Ghost shrimp won't bother the betta no. But like RTST stated, the tank needs to be stable before adding shrimp. Ghosts are particularly susceptible to water params, mine died overnight when I tried them last year. 
ps- I LOVE the tree look with the wood!


----------



## carlos puron (Jun 9, 2013)

Thanks I just tried my best is not as I wanted because of the space but I think it's still being good looking to stay at the living room the next step is an aquascape in a fluval edge but I'm just waiting to see it on sale

Abouth the shrimp are they all that sensitive to the watee parameters ? For I've heard java moss and shrimp with a betta are like a good balance to the ecosystem in the tank plus weekly regular maintenance is it true? Can I find a shrimp that would be easier to take care of ? Or should I just keep the betta by himself?


----------



## Laki (Aug 24, 2011)

Betta by himself is fine. I haven't had much luck keeping shrimp with my bettas. I keep RCS in their own tank, they're the happiest in there bc there's nothing to fear. Amano shrimp are large enough to keep bettas away, RCS are shy but both types are easy to find and easier to keep. Ime.


----------



## carlos puron (Jun 9, 2013)

So should I try it or not ? And how could I identify if a betta is aggressive or not ?


----------



## BettaFran (May 22, 2013)

Bettas are carnivores and the few times I had shrimp (of any sort) with my bettas I wished I hadn't. Bettas are also curious and if they don't try to eat them, bettas often poke at the shrimp. Think it's probably stressful for the shrimp 
Also, as others mentioned, no matter WHICH type of shrimp, they're all very sensitive to water params. And the other reason they need a well established tank is so there's a good amount of biofilms and microscopic flora for them to eat. A betta might tolerate a minuscule spike in ammonia, nitrites, or nitrates...but a shrimp won't. 
If you're eventually going to get an Edge and transfer your betta there, maybe just keep your current tank up and running, add more hidey plants, and put your shrimp in there (as long as it's gone through a whole cycle and established for a month or two).
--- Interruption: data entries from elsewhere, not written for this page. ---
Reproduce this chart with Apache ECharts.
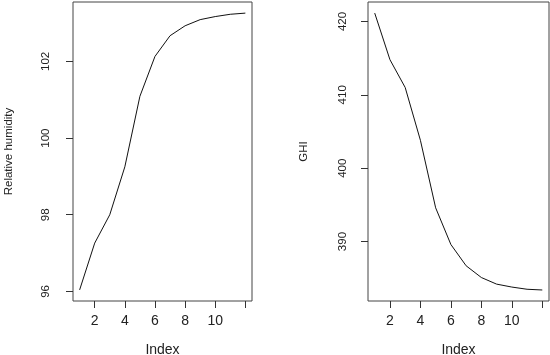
<!DOCTYPE html>
<html>
<head>
<meta charset="utf-8">
<script src="https://cdn.jsdelivr.net/npm/echarts@6/dist/echarts.min.js"></script>
<style>html,body{margin:0;padding:0;background:#fff;}#c{width:550px;height:355px;}</style>
</head>
<body>
<div id="c"></div>
<script>
const index = [1,2,3,4,5,6,7,8,9,10,11,12];
const humidity = [96.04,97.26,98.0,99.25,101.09,102.13,102.67,102.93,103.09,103.17,103.23,103.26];
const ghi = [421.14,414.79,411.0,403.8,394.6,389.6,386.7,385.1,384.2,383.8,383.5,383.4];
const xTicks = [2,4,6,8,10,12];
const xLabels = [2,4,6,8,10];
const humTicks = [96,98,100,102];
const ghiTicks = [390,400,410,420];

const font = 'Liberation Sans, Arial, sans-serif';
const txt = '#222';
function xAxis(gi){
  return {
    type:'value', gridIndex:gi, min:0.56, max:12.44,
    name:'Index', nameLocation:'middle', nameGap:42,
    nameTextStyle:{fontFamily:font,fontSize:14,color:txt},
    axisLine:{show:false},
    splitLine:{show:false},
    axisTick:{show:true,length:7,lineStyle:{color:'#333'},customValues:xTicks},
    axisLabel:{fontFamily:font,fontSize:14,color:txt,margin:13,customValues:xLabels}
  };
}
function yAxis(gi,min,max,ticks,name,margin,gap){
  return {
    type:'value', gridIndex:gi, min:min, max:max,
    name:name, nameLocation:'middle', nameGap:gap, nameRotate:90,
    nameTextStyle:{fontFamily:font,fontSize:11.5,color:txt},
    axisLine:{show:false},
    splitLine:{show:false},
    axisTick:{show:true,length:7,lineStyle:{color:'#333'},customValues:ticks},
    axisLabel:{fontFamily:font,fontSize:11.5,color:txt,margin:margin,rotate:90,customValues:ticks}
  };
}
const chart = echarts.init(document.getElementById('c'),null,{renderer:'canvas'});
chart.setOption({
  animation:false,
  backgroundColor:'#fff',
  grid:[
    {left:73,top:2,width:179,height:299,show:true,borderColor:'#444',borderWidth:1,backgroundColor:'transparent',containLabel:false,outerBoundsMode:'none'},
    {left:368,top:2,width:181,height:299,show:true,borderColor:'#444',borderWidth:1,backgroundColor:'transparent',containLabel:false,outerBoundsMode:'none'}
  ],
  xAxis:[xAxis(0),xAxis(1)],
  yAxis:[
    yAxis(0,95.75,103.55,humTicks,'Relative humidity',21,58),
    yAxis(1,381.9,422.65,ghiTicks,'GHI',19,58)
  ],
  series:[
    {type:'line',xAxisIndex:0,yAxisIndex:0,data:index.map((x,i)=>[x,humidity[i]]),showSymbol:false,lineStyle:{color:'#111',width:1},silent:true},
    {type:'line',xAxisIndex:1,yAxisIndex:1,data:index.map((x,i)=>[x,ghi[i]]),showSymbol:false,lineStyle:{color:'#111',width:1},silent:true}
  ]
});
</script>
</body>
</html>
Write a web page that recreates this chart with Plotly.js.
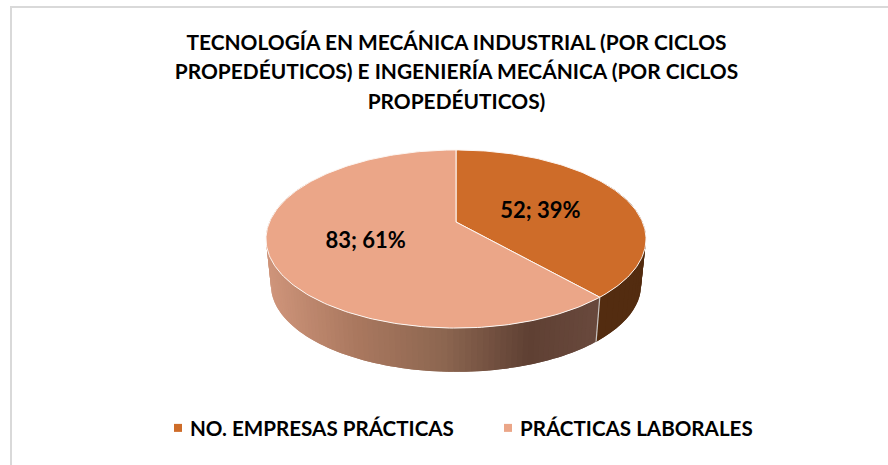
<!DOCTYPE html>
<html><head><meta charset="utf-8">
<script src="https://cdn.plot.ly/plotly-3.0.1.min.js"></script>
<style>html,body{margin:0;padding:0;background:#fff}#c{width:888px;height:465px}</style>
</head><body><div id="c"></div>
<script>
const categories = ["NO. EMPRESAS PRÁCTICAS", "PRÁCTICAS LABORALES"];
const values = [52, 83];
const topColors = ["#CE6C29", "#EBA688"];
const titleLines = ["TECNOLOGÍA EN MECÁNICA INDUSTRIAL (POR CICLOS", "PROPEDÉUTICOS) E INGENIERÍA MECÁNICA (POR CICLOS", "PROPEDÉUTICOS)"];

// projected disc: pixel-valued axes, perspective view of a circle
const view = {cx:456, py:222, X:186.5, A:85.8, k:0.191, lowerScale:0.974, lowerPy:268.5};
const W = 888, H = 465;
const total = values.reduce((a,b)=>a+b,0);
const rad = d => d*Math.PI/180;
function rim(theta, r){ r = r===undefined?1:r;
  const u=r*Math.sin(rad(theta)), v=-r*Math.cos(rad(theta)), w=1-view.k*v;
  return [view.cx+view.X*u/w, view.py+view.A*v/w];
}
function lower(theta){ const p=rim(theta);
  return [view.cx+(p[0]-view.cx)*view.lowerScale, view.lowerPy+(p[1]-view.py)*view.lowerScale];
}
function range(a,b,step){ const o=[]; for(let t=a;t<b;t+=step)o.push(t); o.push(b); return o; }
function mix(stops,x){
  let i=0; while(i<stops.length-2 && x>stops[i+1][0]) i++;
  const a=stops[i],b=stops[i+1],f=Math.max(0,Math.min(1,(x-a[0])/(b[0]-a[0])));
  const c=[0,1,2].map(j=>Math.round(a[1][j]+(b[1][j]-a[1][j])*f));
  return `rgb(${c[0]},${c[1]},${c[2]})`;
}
const boundary = values[0]/total*360;
const wallStops = [[271,[206,148,122]],[360,[170,120,95]],[450,[140,102,80]],[535,[95,64,51]],[597,[104,72,60]]];
const traces = [];
function poly(pts,fill,line,lw){
  traces.push({type:"scatter",mode:line?"lines":"none",x:pts.map(p=>p[0]),y:pts.map(p=>p[1]),fill:"toself",fillcolor:fill,
    line:{color:line||fill,width:lw||0},hoverinfo:"skip",showlegend:false});
}
// side wall: overlapping strips, painted in order
function wall(a,b,step,colorOf){
  const th=range(a,b,step);
  for(let i=th.length-2;i>=0;i--){
    const j=Math.min(i+2,th.length-1);
    poly([rim(th[i]),rim(th[i+1]),rim(th[j]),lower(th[j]),lower(th[i+1]),lower(th[i])],colorOf((rim(th[i])[0]+rim(th[i+1])[0])/2));
  }
}
wall(60,boundary,3,()=>"#532C10");
wall(boundary,300,1.5,x=>mix(wallStops,x));
// seam between the walls
{ const s=[rim(boundary),lower(boundary)];
  traces.push({type:"scatter",mode:"lines",x:s.map(p=>p[0]),y:s.map(p=>p[1]),line:{color:"#c9c5c2",width:1.2},hoverinfo:"skip",showlegend:false}); }
// top faces
let start=0;
values.forEach((v,i)=>{
  const end=start+v/total*360, th=range(start,end,1);
  const pts=[[view.cx,view.py]].concat(th.map(t=>rim(t))); pts.push([view.cx,view.py]);
  poly(pts,topColors[i],"#fdf6f2",1);
  start=end;
});
// data labels
start=0;
const lx=[],ly=[],lt=[];
values.forEach(v=>{
  const f=v/total*360, p=rim(start+f/2,0.5);
  lx.push(p[0]); ly.push(p[1]+5); lt.push(`${v}; ${Math.round(v/total*100)}%`);
  start+=f;
});
traces.push({type:"scatter",mode:"text",x:lx,y:ly,text:lt,textposition:"middle center",
  textfont:{family:"Lato",size:22,weight:700,color:"#000"},hoverinfo:"skip",showlegend:false});
// legend entries
categories.forEach((c,i)=>traces.push({type:"scatter",mode:"markers",x:[null],y:[null],name:c,
  marker:{symbol:"square",size:8,color:topColors[i]}}));

const gray="#d9d9d9";
const titleSize=20.9;
const layout={
  width:W,height:H,margin:{l:0,r:0,t:0,b:0,autoexpand:false},paper_bgcolor:"#fff",plot_bgcolor:"#fff",
  xaxis:{range:[0,W],visible:false,fixedrange:true},
  yaxis:{range:[H,0],visible:false,fixedrange:true},
  title:{text:titleLines.join("<br>"),x:456.5/W,xanchor:"center",y:1-49.5/H,yanchor:"middle",
    font:{family:"Lato",size:titleSize,weight:700,color:"#000"}},
  showlegend:true,
  legend:{orientation:"h",x:150/W,xanchor:"left",y:1-428/H,yanchor:"middle",bgcolor:"rgba(0,0,0,0)",
    font:{family:"Lato",size:20.6,weight:700,color:"#000"},entrywidth:285,entrywidthmode:"pixels",itemclick:false,itemdoubleclick:false},
  shapes:[
    {type:"line",xref:"x",yref:"y",x0:10,x1:W,y0:7,y1:7,line:{color:gray,width:2}},
    {type:"line",xref:"x",yref:"y",x0:11,x1:11,y0:6,y1:H,line:{color:gray,width:2}}
  ]
};
Plotly.newPlot("c",traces,layout,{displayModeBar:false,staticPlot:true}).then(()=>{
  // reference spacing: wider title leading, legend swatches closer to their text
  document.querySelectorAll(".gtitle tspan.line").forEach((t,i)=>t.setAttribute("dy",(i*29.5/titleSize)+"em"));
  document.querySelectorAll(".legendsymbols").forEach(g=>g.setAttribute("transform","translate(8,0)"));
});
</script></body></html>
Then you'd have two cool tanks and everyone would be happy.


----------



## jadaBlu (Feb 14, 2013)

I just posted about this for a bigger tank I was told 40 shrimp for a 20 long so I guess you can divide down. My post is still up.


----------



## carlos puron (Jun 9, 2013)

Well I guess I'm not gonna try it I wouldn't like to bring a shrimp to get killed by stress or eaten by the betta but I'm still curious about how to recognize if my betta would be agressive


----------



## BettaFran (May 22, 2013)

Well you could see how often he flares. How big he flares. What he flares at. All bettas are going to be territorial to some degree of course; that's just their nature. But that same nature is what gives them personality, IMO.


----------



## carlos puron (Jun 9, 2013)

Well I have seen mine flaring at his reflection behind the heater and I have seen him flaring and moving around the bottom of the tank while flaring I've never seen a betta flaring at no reflection should I be concerned


----------



## RussellTheShihTzu (Mar 19, 2013)

Ammonia that is .25 won't kill most fish; it will kill shrimp. So you need to keep your parameters stable with 0 ammonia. They also do not like huge water changes.
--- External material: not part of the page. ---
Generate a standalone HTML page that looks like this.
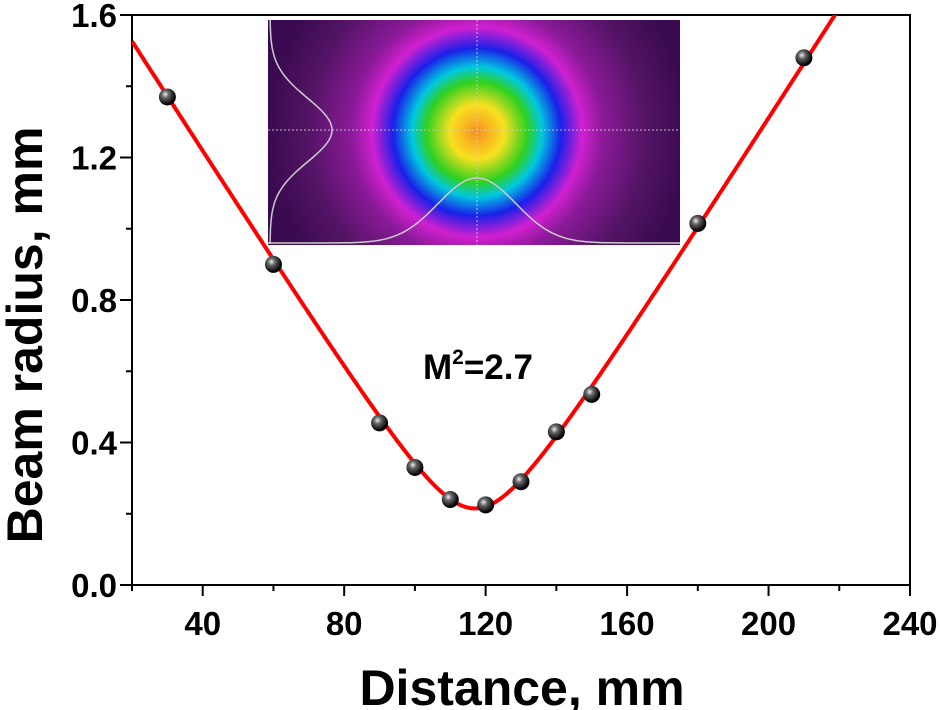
<!DOCTYPE html>
<html><head><meta charset="utf-8"><style>
body{margin:0;background:#fff}
svg{display:block;font-family:"Liberation Sans",Arial,sans-serif;font-weight:bold}
</style></head><body>
<svg id="chartsvg" width="940" height="710" viewBox="0 0 940 710">
<defs id="defsEl">
<radialGradient id="beam" cx="477" cy="132" r="210" gradientUnits="userSpaceOnUse">
<stop offset="0" stop-color="#f79020"/>
<stop offset="0.13" stop-color="#f8e020"/>
<stop offset="0.24" stop-color="#30d020"/>
<stop offset="0.31" stop-color="#00c8e0"/>
<stop offset="0.4" stop-color="#1a20e8"/>
<stop offset="0.5" stop-color="#d020d0"/>
<stop offset="0.6" stop-color="#8a1a98"/>
<stop offset="0.8" stop-color="#541466"/>
<stop offset="1" stop-color="#3a0a50"/>
</radialGradient>
<radialGradient id="ball" cx="0.38" cy="0.35" r="0.6">
<stop offset="0" stop-color="#eee"/><stop offset="0.35" stop-color="#666"/><stop offset="1" stop-color="#000"/>
</radialGradient>
<clipPath id="ic"><rect x="268" y="20" width="412" height="225"/></clipPath>
<clipPath id="pc"><rect x="132" y="15" width="778" height="570"/></clipPath>
</defs>
<g>
<rect x="268" y="20" width="412" height="225" fill="url(#beam)"/>
<g clip-path="url(#ic)" stroke="#ccc" fill="none" stroke-width="1.5">
<line x1="268" y1="130" x2="680" y2="130" stroke-dasharray="2,2" opacity="0.6"/>
<line x1="477" y1="20" x2="477" y2="245" stroke-dasharray="2,2" opacity="0.6"/>
<path id="hprofPath"/><path id="vprofPath"/>
</g>
</g>
<g id="axesGroup"></g>
<path id="fitPath" fill="none" stroke="#f00" stroke-width="4" clip-path="url(#pc)"/>
<g id="ptsGroup"></g>
<text x="423" y="379" font-size="35">M<tspan font-size="21" dy="-15">2</tspan><tspan dy="15">=2.7</tspan></text>
<text x="522" y="705" font-size="50" text-anchor="middle">Distance, mm</text>
<text transform="translate(42,335) rotate(-90)" font-size="50" text-anchor="middle">Beam radius, mm</text>
</svg>
<script>
var distances=[30,60,90,100,110,120,130,140,150,180,210];
var radii=[1.37,0.9,0.455,0.33,0.24,0.225,0.29,0.43,0.535,1.015,1.48];
var fitParams=[0.215,117,13.8];
var xTicks=[40,80,120,160,200,240];
var yTicks=[0.0,0.4,0.8,1.2,1.6];
(function(){
var X0=132,X1=910,Y0=585,Y1=15,xmin=20,xmax=240,ymin=0,ymax=1.6;
function sx(v){return X0+(v-xmin)/(xmax-xmin)*(X1-X0);}
function sy(v){return Y0-(v-ymin)/(ymax-ymin)*(Y0-Y1);}
var NS="http://www.w3.org/2000/svg";
function mk(t,a,p){var e=document.createElementNS(NS,t);for(var k in a)e.setAttribute(k,a[k]);p.appendChild(e);return e;}
var ax=document.getElementById('axesGroup');
var frame=mk('rect',{x:X0,y:Y1,width:X1-X0,height:Y0-Y1,fill:'none',stroke:'#000','stroke-width':2},ax);


for(var v=xmin;v<=xmax;v+=20){var maj=xTicks.indexOf(v)>=0;
 mk('line',{x1:sx(v),x2:sx(v),y1:Y0,y2:Y0+(maj?11:6),stroke:'#000','stroke-width':2},ax);}
xTicks.forEach(function(v){var t=mk('text',{x:sx(v),y:Y0+50,'font-size':33,'text-anchor':'middle'},ax);t.textContent=String(v);
 
 });
for(var i=0;i<=8;i++){var yv=i*0.2,mj=i%2==0;
 mk('line',{x1:X0,x2:X0-(mj?12:6),y1:sy(yv),y2:sy(yv),stroke:'#000','stroke-width':2},ax);}
yTicks.forEach(function(v){var t=mk('text',{x:X0-15,y:sy(v)+12,'font-size':33,'text-anchor':'end'},ax);t.textContent=v.toFixed(1);
 
 });
var w0=fitParams[0],z0=fitParams[1],zR=fitParams[2];
var d='';
for(var z=xmin;z<=xmax;z+=0.5){var w=w0*Math.sqrt(1+Math.pow((z-z0)/zR,2));if(w>ymax+0.05)w=ymax+0.05;d+=(d?'L':'M')+sx(z).toFixed(1)+','+sy(w).toFixed(1);}
document.getElementById('fitPath').setAttribute('d',d);
var pg=document.getElementById('ptsGroup');
distances.forEach(function(zz,j){var c=mk('circle',{cx:sx(zz),cy:sy(radii[j]),r:8.5,fill:'url(#ball)'},pg);
 
 });
var h='';for(var x=268;x<=680;x+=2){var y=243-65*Math.exp(-Math.pow((x-477)/55,2));h+=(h?'L':'M')+x+','+y.toFixed(1);}
document.getElementById('hprofPath').setAttribute('d',h);
var vv='';for(var yy=20;yy<=245;yy+=2){var xx=270+62*Math.exp(-Math.pow((yy-130)/45,2));vv+=(vv?'L':'M')+xx.toFixed(1)+','+yy;}
document.getElementById('vprofPath').setAttribute('d',vv);
})();
</script>
</body></html>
You won't really know if your Betta can live with Ghost shrimp until you try it. I have one Betta that lives with inverts just fine; his brother doesn't. Like everyone has said, it depends on the personality.


----------



## BettaFran (May 22, 2013)

I don't think you necessarily need to be concerned about him flaring, unless he's doing it all the time. What sort of plants and decor do you have for him? If you have a fair amount I there that should keep him interested and not so focused on flaring 24/7.


----------



## carlos puron (Jun 9, 2013)

BettaFran said:


> I don't think you necessarily need to be concerned about him flaring, unless he's doing it all the time. What sort of plants and decor do you have for him? If you have a fair amount I there that should keep him interested and not so focused on flaring 24/7.


I have some anubias and usually hides under a fake plant he has in the middle of the tank and he doesn't do it all the time


----------



## BettaFran (May 22, 2013)

Sounds like he's fine then. Flaring is usually a sign of happy healthy fish. Have fun!


----------



## lissienen (Mar 27, 2012)

Oh now that is a very, very pretty little tank  Love the way that you've got it set up


----------



## carlos puron (Jun 9, 2013)

lissienen said:


> Oh now that is a very, very pretty little tank  Love the way that you've got it set up


Thanks I've been trying my best I still missing something but I'm working in it I just added more light yesterday i'll post some pics at my lunch time


----------